* **Goal of the exercise**:
Extract the run of lines that starts at the top of the records below and ends at the line with "from matplotlib.ticker import", keeping both ends and excluding pictures.

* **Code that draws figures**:
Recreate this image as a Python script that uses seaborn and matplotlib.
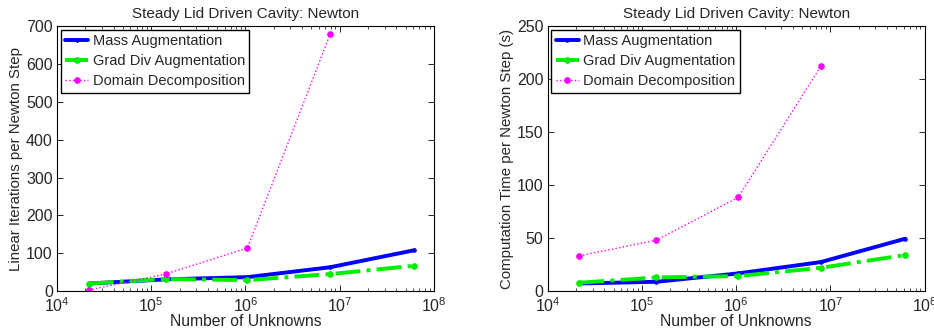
import matplotlib
matplotlib.use("Agg")
import matplotlib.pyplot as plt
import seaborn as sns
import pandas as pd
import numpy as np
from matplotlib.ticker import LogLocator, NullFormatter

sns.set_style("ticks")
plt.rcParams['font.family'] = ['Liberation Sans', 'DejaVu Sans']
plt.rcParams['mathtext.fontset'] = 'custom'
plt.rcParams['mathtext.rm'] = 'Liberation Sans'
plt.rcParams['mathtext.it'] = 'Liberation Sans'

unknowns = [2.17e4, 1.42e5, 1.05e6, 7.9e6, 6.2e7]

iters_mass = [20, 31, 37, 63, 108]
iters_graddiv = [20, 32, 29, 45, 67]
iters_dd = [3, 45, 114, 678]

time_mass = [7.2, 8.8, 16.7, 27.4, 49.4]
time_graddiv = [7.9, 12.9, 14.2, 22, 34]
time_dd = [33.3, 48, 88.4, 212]

series_names = ["Mass Augmentation", "Grad Div Augmentation", "Domain Decomposition"]
styles = {
    "Mass Augmentation": dict(color="#0000ff", ls="-", lw=2.8, ms=5),
    "Grad Div Augmentation": dict(color="#00ee00", ls="-.", lw=2.8, ms=8),
    "Domain Decomposition": dict(color="#ff00ff", ls=":", lw=1.0, ms=8),
}

fig, axes = plt.subplots(1, 2, figsize=(9.34, 3.35), dpi=100)
fig.subplots_adjust(left=0.061, right=0.990, top=0.922, bottom=0.131, wspace=0.302)

panels = [
    (axes[0], [iters_mass, iters_graddiv, iters_dd], "Linear Iterations per Newton Step", (0, 700), 100),
    (axes[1], [time_mass, time_graddiv, time_dd], "Computation Time per Newton Step (s)", (0, 250), 50),
]

for ax, vals, ylabel, ylim, step in panels:
    for name, v in zip(series_names, vals):
        df = pd.DataFrame({"x": unknowns[:len(v)], "y": v})
        st = styles[name]
        sns.lineplot(data=df, x="x", y="y", ax=ax, color=st["color"], linestyle=st["ls"],
                     linewidth=st["lw"], marker=".", markersize=st["ms"],
                     markeredgecolor=st["color"], label=name, sort=False)
    ax.set_xscale("log")
    ax.set_xlim(1e4, 1e8)
    ax.set_ylim(*ylim)
    ax.set_yticks(np.arange(ylim[0], ylim[1] + 1, step))
    ax.xaxis.set_major_locator(LogLocator(base=10, numticks=10))
    ax.xaxis.set_minor_locator(LogLocator(base=10, subs=np.arange(2, 10), numticks=20))
    ax.xaxis.set_minor_formatter(NullFormatter())
    ax.tick_params(direction="in", top=True, right=True, which="both", labelsize=11.5)
    ax.tick_params(axis="x", pad=4)
    ax.tick_params(axis="y", pad=3)
    ax.tick_params(which="major", length=4, width=0.7)
    ax.tick_params(which="minor", length=2, width=0.6)
    for s in ax.spines.values():
        s.set_linewidth(0.8)
        s.set_color("black")
    ax.set_xlabel("Number of Unknowns", fontsize=11.3, labelpad=-1)
    ax.set_ylabel(ylabel, fontsize=10.8, labelpad=2)
    ax.set_title("Steady Lid Driven Cavity: Newton", fontsize=11, pad=6)
    leg = ax.legend(loc="upper left", fontsize=10.5, frameon=True, fancybox=False,
                    edgecolor="black", borderpad=0.3, labelspacing=0.42,
                    handlelength=1.6, handletextpad=0.3, borderaxespad=0.25)
    leg.get_frame().set_linewidth(1.0)
    leg.get_frame().set_alpha(1)

fig.savefig("out.png", dpi=100)
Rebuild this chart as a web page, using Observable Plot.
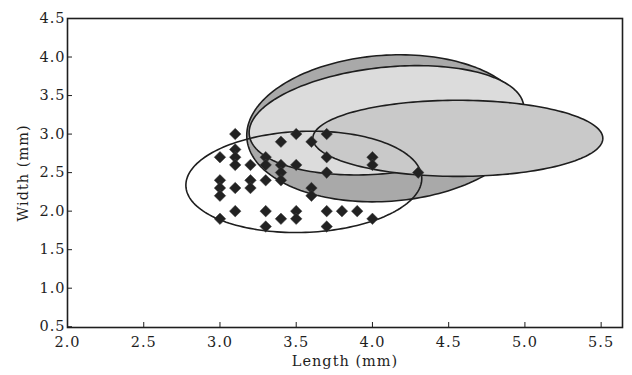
<!DOCTYPE html>
<html><head><meta charset="utf-8">
<script src="https://cdn.jsdelivr.net/npm/d3@7"></script>
<script src="https://cdn.jsdelivr.net/npm/@observablehq/plot@0.6"></script>
<style>
html,body{margin:0;padding:0;background:#fff;}
#chart{width:632px;height:375px;}
#chart svg text{letter-spacing:1px;}
</style></head><body><div id="chart"></div>
<script>
// ---- data ----
const pointLength = [3.1,3.4,3.5,3.6,3.7, 3.0,3.1,3.1,3.1,3.2,3.3,3.3,3.4,3.4,3.5,3.7,3.7,4.0,4.0,4.3,
  3.0,3.0,3.0,3.1,3.2,3.2,3.3,3.4,3.6,3.6, 3.0,3.1,3.3,3.3,3.4,3.5,3.5,3.7,3.8,3.9,4.0,3.7];
const pointWidth  = [3.0,2.9,3.0,2.9,3.0, 2.7,2.8,2.7,2.6,2.6,2.7,2.6,2.6,2.5,2.6,2.7,2.5,2.7,2.6,2.5,
  2.4,2.3,2.2,2.3,2.4,2.3,2.4,2.4,2.3,2.2, 1.9,2.0,2.0,1.8,1.9,2.0,1.9,2.0,2.0,2.0,1.9,1.8];
const ellipseNames  = ["outer","inner","right","open"];
const ellipseCx     = [4.092, 4.092, 4.56, 3.55];
const ellipseCy     = [3.075, 3.179, 2.945, 2.38];
const ellipseRx     = [0.918, 0.905, 0.951, 0.774];
const ellipseRy     = [0.948, 0.688, 0.494, 0.656];
const ellipseAngle  = [4, 6, 0, 2];
const xTicks = [2.0,2.5,3.0,3.5,4.0,4.5,5.0,5.5];
const yTicks = [0.5,1.0,1.5,2.0,2.5,3.0,3.5,4.0,4.5];
const xLabel = "Length (mm)";
const yLabel = "Width (mm)";

// ---- layout / style ----
const W = 632, H = 375, mL = 67, mR = 10, mT = 18, mB = 48;
const xDom = [2.0, 5.64], yDom = [0.49, 4.5];
const fills = {outer: "#a9a9a9", inner: "#dcdcdc", right: "#c9c9c9", open: "none"};
const font = "'DejaVu Serif', serif";

// aspect ratio (pixels per y unit / pixels per x unit), to draw tilted ellipses
const kx = (W - mL - mR) / (xDom[1] - xDom[0]);
const ky = (H - mT - mB) / (yDom[1] - yDom[0]);
const r = ky / kx;

function ellipseOutline(i) {
  const pts = [];
  const th = ellipseAngle[i] * Math.PI / 180;
  const A = ellipseRx[i], B = ellipseRy[i] * r;
  for (let k = 0; k <= 180; k++) {
    const t = 2 * Math.PI * k / 180;
    const X = ellipseCx[i] + A * Math.cos(t) * Math.cos(th) - B * Math.sin(t) * Math.sin(th);
    const Y = ellipseCy[i] * r + A * Math.cos(t) * Math.sin(th) + B * Math.sin(t) * Math.cos(th);
    pts.push({name: ellipseNames[i], x: X, y: Y / r});
  }
  return pts;
}
const points = pointLength.map((x, i) => ({x, y: pointWidth[i]}));

const marks = [];
ellipseNames.forEach((n, i) => {
  marks.push(Plot.line(ellipseOutline(i), {x: "x", y: "y", curve: "linear-closed",
    fill: fills[n], stroke: "#1e1e1e", strokeWidth: 1.6}));
});
marks.push(Plot.dot(points, {x: "x", y: "y", symbol: "diamond2", r: 5.2, fill: "#222", stroke: "#444", strokeWidth: 0.5}));
marks.push(Plot.frame({stroke: "#1e1e1e", strokeWidth: 1.6}));
marks.push(Plot.axisX(xTicks, {tickSize: -5, tickPadding: 14, tickFormat: d3.format(".1f"),
  fontSize: 14.5, label: xLabel, labelAnchor: "center", labelArrow: "none", labelOffset: 38, stroke: "#1e1e1e"}));
marks.push(Plot.axisY(yTicks, {tickSize: -5, tickPadding: 7, tickFormat: d3.format(".1f"),
  fontSize: 14.5, label: yLabel, labelAnchor: "center", labelArrow: "none", labelOffset: 50, stroke: "#1e1e1e"}));

const chart = Plot.plot({
  width: W, height: H,
  marginLeft: mL, marginRight: mR, marginTop: mT, marginBottom: mB,
  style: {fontFamily: font, fontSize: "14.5px", color: "#1e1e1e", background: "#fff"},
  x: {domain: xDom},
  y: {domain: yDom},
  marks
});
document.getElementById("chart").appendChild(chart);
</script>
</body></html>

* **Answer**:
Recreate this image as a Python script that uses seaborn and matplotlib.
import matplotlib
matplotlib.use("Agg")
import matplotlib.pyplot as plt
import seaborn as sns
import pandas as pd
import numpy as np
from matplotlib.ticker import LogLocator, NullFormatter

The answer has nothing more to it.